Don't be fooled by chasing a high volume of small deals if your product or service is better suited for larger, more complex accounts.

5. SALES PIPELINE VELOCITY

Sales pipeline velocity is a powerful metric that provides a forward-looking view of your revenue trajectory. It takes into account several key factors that influence your sales cycle, including:

  • Sales-qualified opportunities

  • Average Contract Value (ACV)

  • Win Rate

  • Sales Cycle Length

By analyzing these factors together, sales pipeline velocity essentially tells you how quickly you're moving deals through the sales funnel and generating revenue.

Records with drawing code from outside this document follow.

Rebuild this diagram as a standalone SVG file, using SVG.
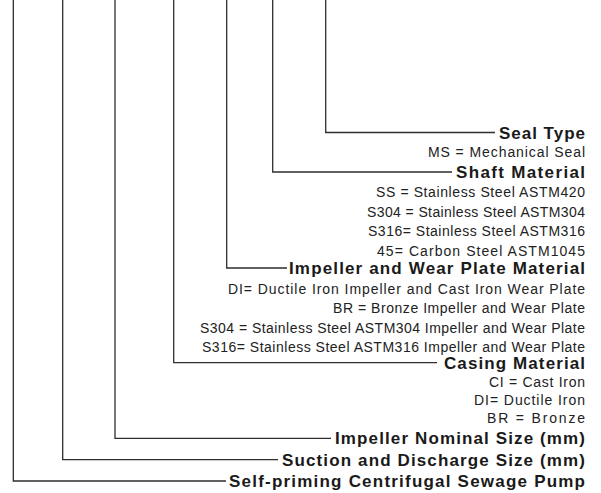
<svg xmlns="http://www.w3.org/2000/svg" width="601" height="493" viewBox="0 0 601 493">
<style>
.bg{fill:#ffffff}
.c{fill:none;stroke:#2e2e2e;stroke-width:1.3}
.h{font-family:"Liberation Sans",Arial,sans-serif;font-weight:bold;font-size:17px;fill:#1a1a1a;text-anchor:end}
.d{font-family:"Liberation Sans",Arial,sans-serif;font-size:14px;fill:#222222;text-anchor:end}
</style>
<rect class="bg" x="0" y="0" width="601" height="493"/>
<g id="connectors">
<path class="c" d="M325.7,0 V132.5 H495"/>
<path class="c" d="M272.7,0 V172 H452"/>
<path class="c" d="M226.7,0 V268 H287"/>
<path class="c" d="M173.7,0 V362.7 H437"/>
<path class="c" d="M115,0 V438.3 H331"/>
<path class="c" d="M62.7,0 V459.7 H278"/>
<path class="c" d="M13.3,0 V481 H226"/>
</g>
<g id="seal-type">
<text class="h" x="585" y="138.5" textLength="86" lengthAdjust="spacing">Seal Type</text>
<text class="d" x="585" y="157" textLength="157" lengthAdjust="spacing">MS = Mechanical Seal</text>
</g>
<g id="shaft-material">
<text class="h" x="585" y="178" textLength="129" lengthAdjust="spacing">Shaft Material</text>
<text class="d" x="585" y="197" textLength="209" lengthAdjust="spacing">SS = Stainless Steel ASTM420</text>
<text class="d" x="585" y="216.5" textLength="218" lengthAdjust="spacing">S304 = Stainless Steel ASTM304</text>
<text class="d" x="585" y="236" textLength="217" lengthAdjust="spacing">S316= Stainless Steel ASTM316</text>
<text class="d" x="585" y="255.5" textLength="208" lengthAdjust="spacing">45= Carbon Steel ASTM1045</text>
</g>
<g id="impeller-wear-plate-material">
<text class="h" x="585" y="274" textLength="296" lengthAdjust="spacing">Impeller and Wear Plate Material</text>
<text class="d" x="585" y="294" textLength="357" lengthAdjust="spacing">DI= Ductile Iron Impeller and Cast Iron Wear Plate</text>
<text class="d" x="585" y="313" textLength="252" lengthAdjust="spacing">BR = Bronze Impeller and Wear Plate</text>
<text class="d" x="585" y="333" textLength="385" lengthAdjust="spacing">S304 = Stainless Steel ASTM304 Impeller and Wear Plate</text>
<text class="d" x="585" y="352" textLength="383" lengthAdjust="spacing">S316= Stainless Steel ASTM316 Impeller and Wear Plate</text>
</g>
<g id="casing-material">
<text class="h" x="585" y="368.5" textLength="141" lengthAdjust="spacing">Casing Material</text>
<text class="d" x="585" y="386.5" textLength="96" lengthAdjust="spacing">CI = Cast Iron</text>
<text class="d" x="585" y="404.5" textLength="111" lengthAdjust="spacing">DI= Ductile Iron</text>
<text class="d" x="585" y="422.5" textLength="98" lengthAdjust="spacing">BR = Bronze</text>
</g>
<g id="impeller-nominal-size">
<text class="h" x="585" y="444.2" textLength="250" lengthAdjust="spacing">Impeller Nominal Size (mm)</text>
</g>
<g id="suction-discharge-size">
<text class="h" x="585" y="465.7" textLength="303" lengthAdjust="spacing">Suction and Discharge Size (mm)</text>
</g>
<g id="pump-type">
<text class="h" x="585" y="487" textLength="356" lengthAdjust="spacing">Self-priming Centrifugal Sewage Pump</text>
</g>
</svg>
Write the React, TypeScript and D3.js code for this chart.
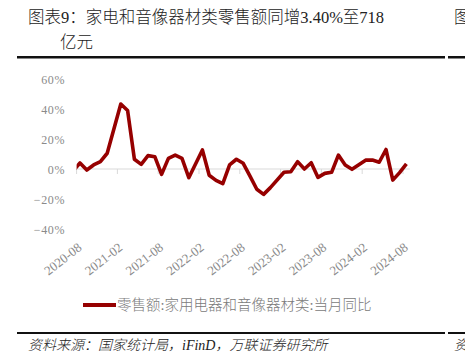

Here's what a growing sales pipeline velocity indicates:

  • Targeting the Right Accounts: You're attracting high-quality leads that are a good fit for your product or service.

  • Marketing Message-Market Fit: Your marketing efforts are resonating with your target audience, generating qualified leads.

  • Effective Buyer Enablement: You're providing valuable content and resources that help potential customers understand the benefits of your solution and move through the buying journey smoothly.

  • Frictionless Buying Process: There are no roadblocks or delays in your sales process, allowing leads to convert to customers efficiently.

By monitoring sales pipeline velocity, you can identify areas for improvement and optimize your sales and marketing efforts to accelerate revenue growth.

Category 2: Pipeline metrics

6. ACCOUNT-TO-PIPELINE RATIO

The account-to-pipeline ratio helps you determine how many of your targeted accounts have turned into sales opportunities.

This metric provides insight into the quality and relevance of the accounts being targeted, ensuring that your marketing and sales efforts are aligned. 

7. ENGAGED ACCOUNTS

Not all accounts in your pipeline are created equal. 

The metric of Engaged Accounts focuses on those companies within your pipeline that are actively interacting with your brand. 

This engagement could take many forms, from website visits and content downloads to attending webinars or participating in social media conversations. 

8. MARKETING-SOURCED PIPELINE

The marketing-sourced pipeline metric is the lifeblood of your sales funnel for a B2B company with a long sales cycle. 

It represents the total value of opportunities that originated from marketing efforts, including both inbound requests (leads directly generated through your marketing channels) and opportunities created from Account-Based Marketing (ABM) and demand gen programs.

Category 3: Brand metrics

9. MEDIA INVITES

Media invites, including podcast invitations, speaking engagements, and guest post features, are strong indicators of your brand's growing recognition and influence within the industry.

For B2B companies with high ACV and long sales cycles, these opportunities can significantly enhance brand visibility and credibility, positioning your company as a thought leader.

It's important to not only count the number of media invites but also assess the quality of these invitations. Receiving invites from industry-leading media outlets and prestigious events signifies that your brand is highly regarded and anticipated within the market. 

10. BRAND TRAFFIC AND BRAND MENTIONS

Brand traffic refers to the number of visitors who come to your website specifically looking for your brand. This targeted traffic indicates a strong level of brand recognition, where potential customers are actively seeking you out.

Brand mentions, on the other hand, encompass any online reference to your brand, including social media posts, industry articles, or online forums. 

A healthy volume of positive brand mentions is a strong indicator that your brand is generating interest and sparking conversations within your target market.